Prompt ▸
Extract exactly the run of lines starting at the line that holds "The picture is" and ending at the line that holds "import pandas as pd", both included.

┌────────

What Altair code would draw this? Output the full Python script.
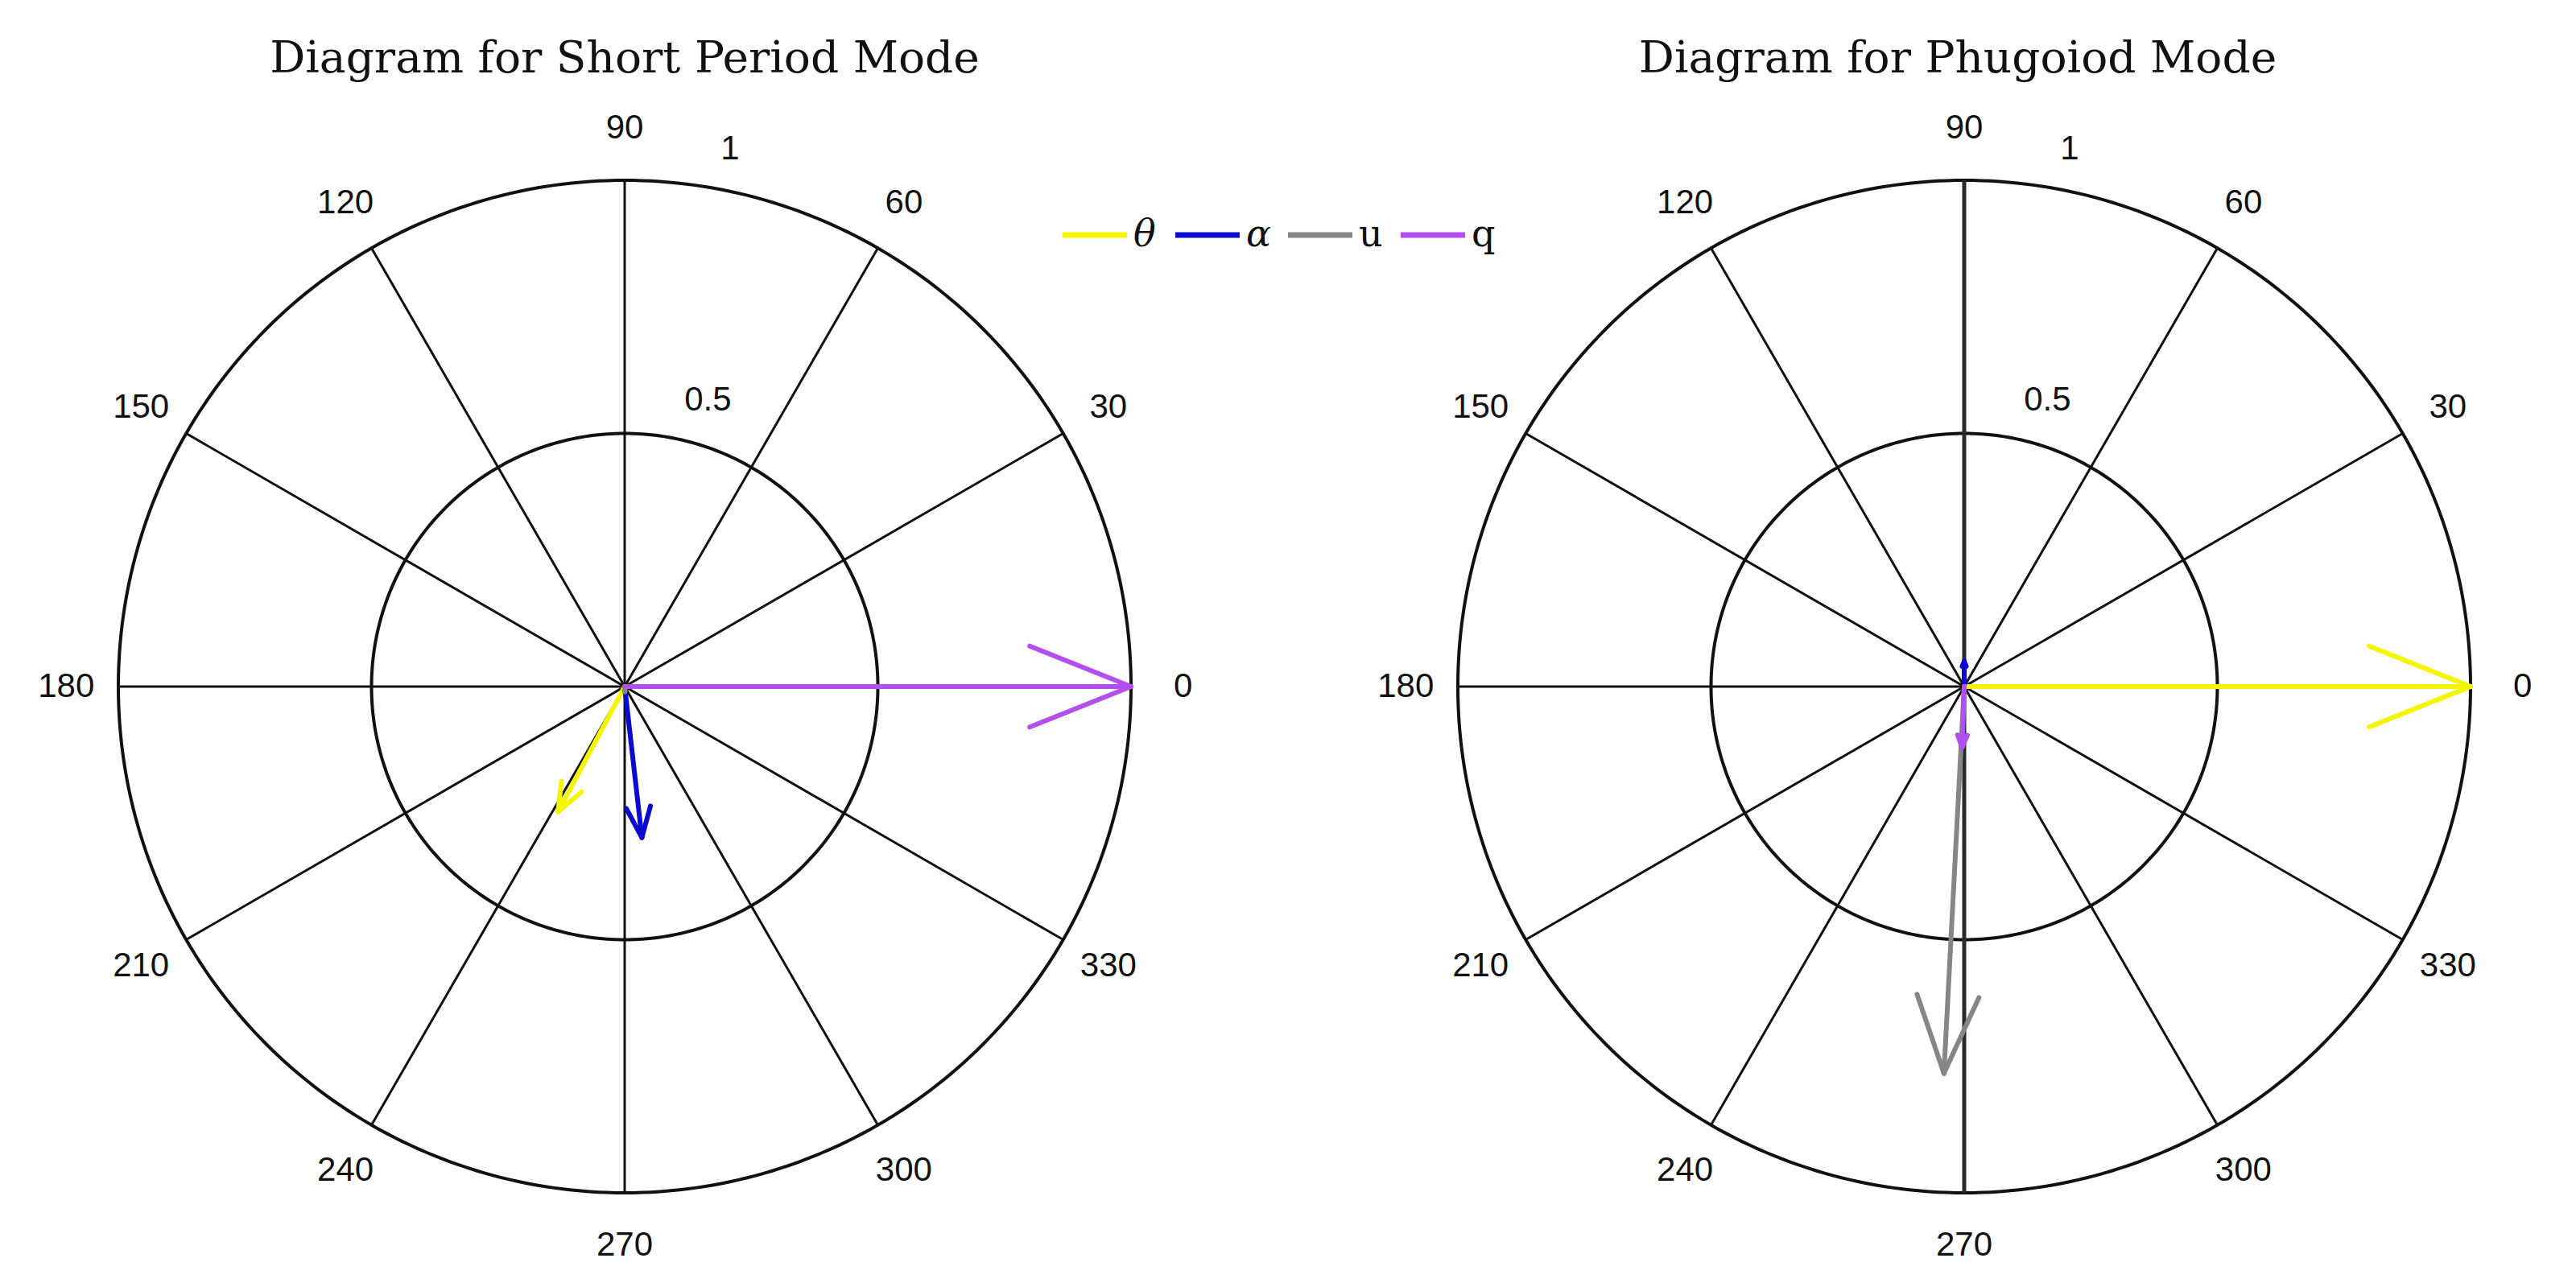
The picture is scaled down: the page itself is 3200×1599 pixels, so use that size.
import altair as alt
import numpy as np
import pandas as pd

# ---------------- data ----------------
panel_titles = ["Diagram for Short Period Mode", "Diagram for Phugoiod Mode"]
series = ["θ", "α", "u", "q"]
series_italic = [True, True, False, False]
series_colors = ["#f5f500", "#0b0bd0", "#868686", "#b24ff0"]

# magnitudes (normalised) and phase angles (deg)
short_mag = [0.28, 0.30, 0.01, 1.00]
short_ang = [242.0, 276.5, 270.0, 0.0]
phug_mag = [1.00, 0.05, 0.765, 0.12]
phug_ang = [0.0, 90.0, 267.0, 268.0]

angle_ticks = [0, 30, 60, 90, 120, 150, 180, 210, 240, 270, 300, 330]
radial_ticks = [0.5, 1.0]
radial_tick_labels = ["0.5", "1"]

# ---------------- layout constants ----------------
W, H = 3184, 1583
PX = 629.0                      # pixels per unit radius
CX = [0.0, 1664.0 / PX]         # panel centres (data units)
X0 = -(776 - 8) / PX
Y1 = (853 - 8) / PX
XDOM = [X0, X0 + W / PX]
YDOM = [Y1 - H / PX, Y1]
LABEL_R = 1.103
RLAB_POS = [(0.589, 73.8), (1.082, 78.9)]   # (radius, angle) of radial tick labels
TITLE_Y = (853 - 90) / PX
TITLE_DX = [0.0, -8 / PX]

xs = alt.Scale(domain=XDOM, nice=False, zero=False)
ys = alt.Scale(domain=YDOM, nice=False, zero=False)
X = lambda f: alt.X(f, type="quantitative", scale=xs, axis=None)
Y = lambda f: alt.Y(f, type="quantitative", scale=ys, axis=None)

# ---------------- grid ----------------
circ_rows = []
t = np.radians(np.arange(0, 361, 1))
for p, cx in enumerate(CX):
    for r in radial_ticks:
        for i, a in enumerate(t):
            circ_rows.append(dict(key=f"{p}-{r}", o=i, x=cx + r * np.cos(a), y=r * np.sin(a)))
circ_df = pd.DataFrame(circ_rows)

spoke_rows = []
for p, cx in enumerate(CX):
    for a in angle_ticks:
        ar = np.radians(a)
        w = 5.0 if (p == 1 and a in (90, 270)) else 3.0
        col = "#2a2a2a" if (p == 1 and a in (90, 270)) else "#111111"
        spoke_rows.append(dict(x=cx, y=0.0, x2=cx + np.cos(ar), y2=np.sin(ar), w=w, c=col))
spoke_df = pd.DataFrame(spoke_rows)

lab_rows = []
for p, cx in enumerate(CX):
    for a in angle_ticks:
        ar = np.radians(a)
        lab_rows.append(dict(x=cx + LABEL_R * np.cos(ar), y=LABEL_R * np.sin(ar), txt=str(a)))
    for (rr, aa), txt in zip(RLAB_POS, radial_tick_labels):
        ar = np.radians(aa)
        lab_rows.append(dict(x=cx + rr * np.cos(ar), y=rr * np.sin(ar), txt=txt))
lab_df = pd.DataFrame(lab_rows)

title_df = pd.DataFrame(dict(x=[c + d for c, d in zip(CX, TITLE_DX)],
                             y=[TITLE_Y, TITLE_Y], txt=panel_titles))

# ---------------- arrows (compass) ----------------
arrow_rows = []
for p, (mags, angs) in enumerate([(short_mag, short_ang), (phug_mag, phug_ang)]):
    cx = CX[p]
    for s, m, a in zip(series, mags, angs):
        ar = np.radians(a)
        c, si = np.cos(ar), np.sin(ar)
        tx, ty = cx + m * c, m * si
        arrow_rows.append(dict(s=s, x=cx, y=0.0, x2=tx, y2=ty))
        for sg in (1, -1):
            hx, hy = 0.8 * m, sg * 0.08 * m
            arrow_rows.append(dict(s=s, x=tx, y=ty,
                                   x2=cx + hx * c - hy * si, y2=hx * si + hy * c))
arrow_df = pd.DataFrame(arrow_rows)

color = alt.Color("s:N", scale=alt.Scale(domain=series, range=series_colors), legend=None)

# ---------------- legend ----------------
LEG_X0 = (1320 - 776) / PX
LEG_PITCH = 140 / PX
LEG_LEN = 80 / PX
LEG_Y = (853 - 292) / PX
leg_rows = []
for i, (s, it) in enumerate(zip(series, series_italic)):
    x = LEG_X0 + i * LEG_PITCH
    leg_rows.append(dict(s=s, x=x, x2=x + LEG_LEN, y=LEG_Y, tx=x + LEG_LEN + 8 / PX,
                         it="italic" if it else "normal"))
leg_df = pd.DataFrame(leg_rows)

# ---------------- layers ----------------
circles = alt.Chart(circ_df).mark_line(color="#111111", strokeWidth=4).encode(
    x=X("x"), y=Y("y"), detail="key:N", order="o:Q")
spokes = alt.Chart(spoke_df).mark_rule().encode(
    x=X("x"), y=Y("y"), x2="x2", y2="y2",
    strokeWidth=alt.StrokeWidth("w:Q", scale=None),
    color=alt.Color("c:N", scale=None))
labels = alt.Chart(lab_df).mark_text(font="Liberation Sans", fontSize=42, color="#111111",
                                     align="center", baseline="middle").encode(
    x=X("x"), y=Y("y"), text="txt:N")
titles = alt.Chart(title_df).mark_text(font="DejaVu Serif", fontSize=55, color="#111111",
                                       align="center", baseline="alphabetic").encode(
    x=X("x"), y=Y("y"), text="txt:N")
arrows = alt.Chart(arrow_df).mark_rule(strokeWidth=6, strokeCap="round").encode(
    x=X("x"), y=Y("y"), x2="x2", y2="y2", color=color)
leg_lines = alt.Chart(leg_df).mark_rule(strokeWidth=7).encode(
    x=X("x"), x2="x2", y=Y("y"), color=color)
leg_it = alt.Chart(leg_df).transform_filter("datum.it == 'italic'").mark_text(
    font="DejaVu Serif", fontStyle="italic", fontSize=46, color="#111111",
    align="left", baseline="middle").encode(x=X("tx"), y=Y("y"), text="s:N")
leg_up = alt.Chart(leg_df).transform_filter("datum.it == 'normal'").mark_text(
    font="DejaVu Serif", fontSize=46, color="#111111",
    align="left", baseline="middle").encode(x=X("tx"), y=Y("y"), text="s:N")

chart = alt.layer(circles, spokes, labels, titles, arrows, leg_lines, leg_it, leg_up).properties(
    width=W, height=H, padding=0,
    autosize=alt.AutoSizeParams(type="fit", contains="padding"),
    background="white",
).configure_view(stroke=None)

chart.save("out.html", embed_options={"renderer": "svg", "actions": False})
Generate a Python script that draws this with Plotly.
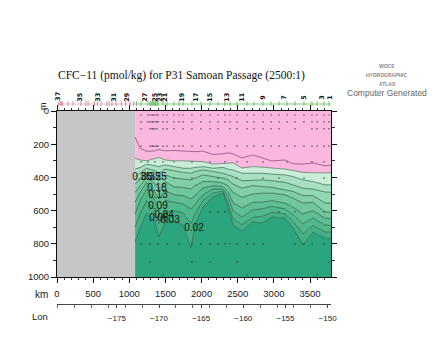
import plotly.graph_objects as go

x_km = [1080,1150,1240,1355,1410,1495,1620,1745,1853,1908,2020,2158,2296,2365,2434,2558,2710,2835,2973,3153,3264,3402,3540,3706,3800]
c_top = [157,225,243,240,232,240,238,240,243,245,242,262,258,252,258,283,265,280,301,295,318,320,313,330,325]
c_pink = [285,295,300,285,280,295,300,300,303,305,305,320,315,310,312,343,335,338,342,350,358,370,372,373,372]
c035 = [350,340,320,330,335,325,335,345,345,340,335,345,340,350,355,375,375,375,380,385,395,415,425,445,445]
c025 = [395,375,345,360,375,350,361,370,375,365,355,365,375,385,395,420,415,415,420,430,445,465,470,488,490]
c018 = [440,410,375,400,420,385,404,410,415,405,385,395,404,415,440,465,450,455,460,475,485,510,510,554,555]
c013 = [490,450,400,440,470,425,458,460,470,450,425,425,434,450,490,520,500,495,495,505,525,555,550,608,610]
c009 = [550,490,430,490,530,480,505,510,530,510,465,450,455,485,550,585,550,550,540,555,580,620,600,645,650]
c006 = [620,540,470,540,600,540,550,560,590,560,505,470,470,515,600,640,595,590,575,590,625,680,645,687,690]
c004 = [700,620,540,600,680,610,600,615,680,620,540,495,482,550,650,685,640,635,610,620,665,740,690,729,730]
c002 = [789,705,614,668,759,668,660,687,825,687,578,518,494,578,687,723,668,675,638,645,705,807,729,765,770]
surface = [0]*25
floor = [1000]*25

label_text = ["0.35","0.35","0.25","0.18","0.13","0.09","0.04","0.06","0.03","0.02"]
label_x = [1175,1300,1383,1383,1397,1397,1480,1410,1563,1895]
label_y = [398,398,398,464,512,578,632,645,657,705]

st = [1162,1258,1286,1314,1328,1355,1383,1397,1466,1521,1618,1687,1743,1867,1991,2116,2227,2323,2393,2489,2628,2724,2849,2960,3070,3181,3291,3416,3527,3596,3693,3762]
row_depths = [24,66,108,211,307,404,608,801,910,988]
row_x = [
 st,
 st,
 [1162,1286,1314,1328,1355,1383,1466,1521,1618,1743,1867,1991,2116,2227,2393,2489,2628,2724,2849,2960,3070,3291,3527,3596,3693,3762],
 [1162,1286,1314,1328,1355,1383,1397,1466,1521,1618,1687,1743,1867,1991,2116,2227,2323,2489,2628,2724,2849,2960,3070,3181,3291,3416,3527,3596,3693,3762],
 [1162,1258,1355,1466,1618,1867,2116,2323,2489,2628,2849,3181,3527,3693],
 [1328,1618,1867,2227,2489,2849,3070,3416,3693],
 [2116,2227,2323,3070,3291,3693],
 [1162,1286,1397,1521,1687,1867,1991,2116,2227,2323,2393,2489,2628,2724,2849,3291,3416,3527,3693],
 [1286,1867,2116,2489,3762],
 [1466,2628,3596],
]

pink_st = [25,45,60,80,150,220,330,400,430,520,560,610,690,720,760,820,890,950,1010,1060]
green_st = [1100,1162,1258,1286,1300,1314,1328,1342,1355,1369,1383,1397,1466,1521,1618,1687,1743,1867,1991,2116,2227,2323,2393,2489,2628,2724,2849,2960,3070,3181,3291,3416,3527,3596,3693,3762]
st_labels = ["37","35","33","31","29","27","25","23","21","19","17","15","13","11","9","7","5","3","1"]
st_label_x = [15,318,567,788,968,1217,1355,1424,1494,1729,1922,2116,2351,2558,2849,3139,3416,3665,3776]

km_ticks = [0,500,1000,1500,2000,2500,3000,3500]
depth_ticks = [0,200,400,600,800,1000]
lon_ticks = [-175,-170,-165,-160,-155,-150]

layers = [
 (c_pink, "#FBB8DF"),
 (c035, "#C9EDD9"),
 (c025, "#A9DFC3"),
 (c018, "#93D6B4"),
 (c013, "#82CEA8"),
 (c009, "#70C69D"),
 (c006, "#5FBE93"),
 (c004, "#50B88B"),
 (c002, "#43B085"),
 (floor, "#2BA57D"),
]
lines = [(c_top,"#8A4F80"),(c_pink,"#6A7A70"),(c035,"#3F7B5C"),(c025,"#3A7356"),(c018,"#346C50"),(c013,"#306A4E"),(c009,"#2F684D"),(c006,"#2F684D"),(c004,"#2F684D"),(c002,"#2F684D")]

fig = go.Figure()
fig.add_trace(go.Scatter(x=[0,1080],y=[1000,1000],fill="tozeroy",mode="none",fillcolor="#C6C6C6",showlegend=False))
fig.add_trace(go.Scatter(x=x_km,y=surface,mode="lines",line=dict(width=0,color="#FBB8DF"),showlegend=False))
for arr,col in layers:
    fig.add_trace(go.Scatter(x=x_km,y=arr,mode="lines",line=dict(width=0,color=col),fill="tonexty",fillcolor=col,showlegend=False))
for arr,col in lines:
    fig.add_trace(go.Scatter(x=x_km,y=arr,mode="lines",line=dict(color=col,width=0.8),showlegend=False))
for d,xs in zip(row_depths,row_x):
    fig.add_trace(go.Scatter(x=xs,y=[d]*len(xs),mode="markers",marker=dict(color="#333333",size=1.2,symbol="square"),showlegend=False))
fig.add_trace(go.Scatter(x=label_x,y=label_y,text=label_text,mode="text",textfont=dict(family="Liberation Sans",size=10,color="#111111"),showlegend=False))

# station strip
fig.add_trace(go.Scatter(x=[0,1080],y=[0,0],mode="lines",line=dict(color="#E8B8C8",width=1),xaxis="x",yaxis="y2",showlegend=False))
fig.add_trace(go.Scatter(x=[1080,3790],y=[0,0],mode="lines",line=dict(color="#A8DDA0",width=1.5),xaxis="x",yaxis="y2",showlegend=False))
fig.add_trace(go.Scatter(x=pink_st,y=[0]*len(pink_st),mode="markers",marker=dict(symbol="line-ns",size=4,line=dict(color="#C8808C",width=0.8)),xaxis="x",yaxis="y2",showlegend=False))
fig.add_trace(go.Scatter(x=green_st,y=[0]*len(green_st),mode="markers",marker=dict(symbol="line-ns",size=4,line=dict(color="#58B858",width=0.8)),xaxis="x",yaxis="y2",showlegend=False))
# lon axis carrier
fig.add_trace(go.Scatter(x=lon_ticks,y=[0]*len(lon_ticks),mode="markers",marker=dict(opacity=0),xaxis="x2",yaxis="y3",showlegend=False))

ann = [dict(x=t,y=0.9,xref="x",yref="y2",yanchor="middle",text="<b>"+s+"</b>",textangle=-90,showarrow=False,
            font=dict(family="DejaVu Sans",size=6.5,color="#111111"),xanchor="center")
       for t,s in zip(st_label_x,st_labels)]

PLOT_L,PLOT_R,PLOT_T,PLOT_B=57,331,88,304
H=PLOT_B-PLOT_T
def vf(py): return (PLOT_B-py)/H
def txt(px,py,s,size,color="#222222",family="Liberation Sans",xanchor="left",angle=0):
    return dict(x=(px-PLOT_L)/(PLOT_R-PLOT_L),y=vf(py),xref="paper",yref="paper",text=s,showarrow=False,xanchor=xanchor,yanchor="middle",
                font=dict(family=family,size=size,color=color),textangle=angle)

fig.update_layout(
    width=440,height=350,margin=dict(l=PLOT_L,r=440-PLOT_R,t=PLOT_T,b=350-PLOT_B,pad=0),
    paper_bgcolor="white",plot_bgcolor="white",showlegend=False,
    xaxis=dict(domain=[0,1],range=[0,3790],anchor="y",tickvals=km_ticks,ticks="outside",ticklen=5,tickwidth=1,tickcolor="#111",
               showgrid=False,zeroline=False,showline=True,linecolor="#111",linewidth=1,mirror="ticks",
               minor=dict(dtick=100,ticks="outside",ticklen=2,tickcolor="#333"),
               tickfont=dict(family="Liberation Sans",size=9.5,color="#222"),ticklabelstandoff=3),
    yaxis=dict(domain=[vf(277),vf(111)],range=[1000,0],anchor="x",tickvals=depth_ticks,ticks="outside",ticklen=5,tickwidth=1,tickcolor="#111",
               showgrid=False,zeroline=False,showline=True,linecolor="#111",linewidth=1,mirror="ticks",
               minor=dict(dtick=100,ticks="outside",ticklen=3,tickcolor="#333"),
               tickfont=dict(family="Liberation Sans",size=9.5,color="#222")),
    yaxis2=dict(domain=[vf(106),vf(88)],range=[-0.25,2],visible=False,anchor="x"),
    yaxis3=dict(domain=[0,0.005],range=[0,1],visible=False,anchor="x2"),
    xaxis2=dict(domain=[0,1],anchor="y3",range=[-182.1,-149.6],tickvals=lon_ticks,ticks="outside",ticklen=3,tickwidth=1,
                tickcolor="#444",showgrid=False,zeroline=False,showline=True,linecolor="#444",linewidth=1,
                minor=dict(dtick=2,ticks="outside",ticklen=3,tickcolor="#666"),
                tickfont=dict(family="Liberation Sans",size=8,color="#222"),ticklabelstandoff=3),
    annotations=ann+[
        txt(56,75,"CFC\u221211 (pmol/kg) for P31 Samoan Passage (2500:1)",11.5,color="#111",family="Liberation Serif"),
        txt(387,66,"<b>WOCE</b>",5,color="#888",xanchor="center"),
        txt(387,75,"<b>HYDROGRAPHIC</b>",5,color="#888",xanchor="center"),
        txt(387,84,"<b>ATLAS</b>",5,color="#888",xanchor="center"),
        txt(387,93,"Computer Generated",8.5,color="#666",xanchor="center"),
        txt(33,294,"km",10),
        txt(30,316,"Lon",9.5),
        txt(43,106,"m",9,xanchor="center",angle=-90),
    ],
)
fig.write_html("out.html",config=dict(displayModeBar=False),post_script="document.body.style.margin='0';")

└────────

Problem solution ▸
The picture is scaled down: the page itself is 3200×1599 pixels, so use that size.
import altair as alt
import numpy as np
import pandas as pd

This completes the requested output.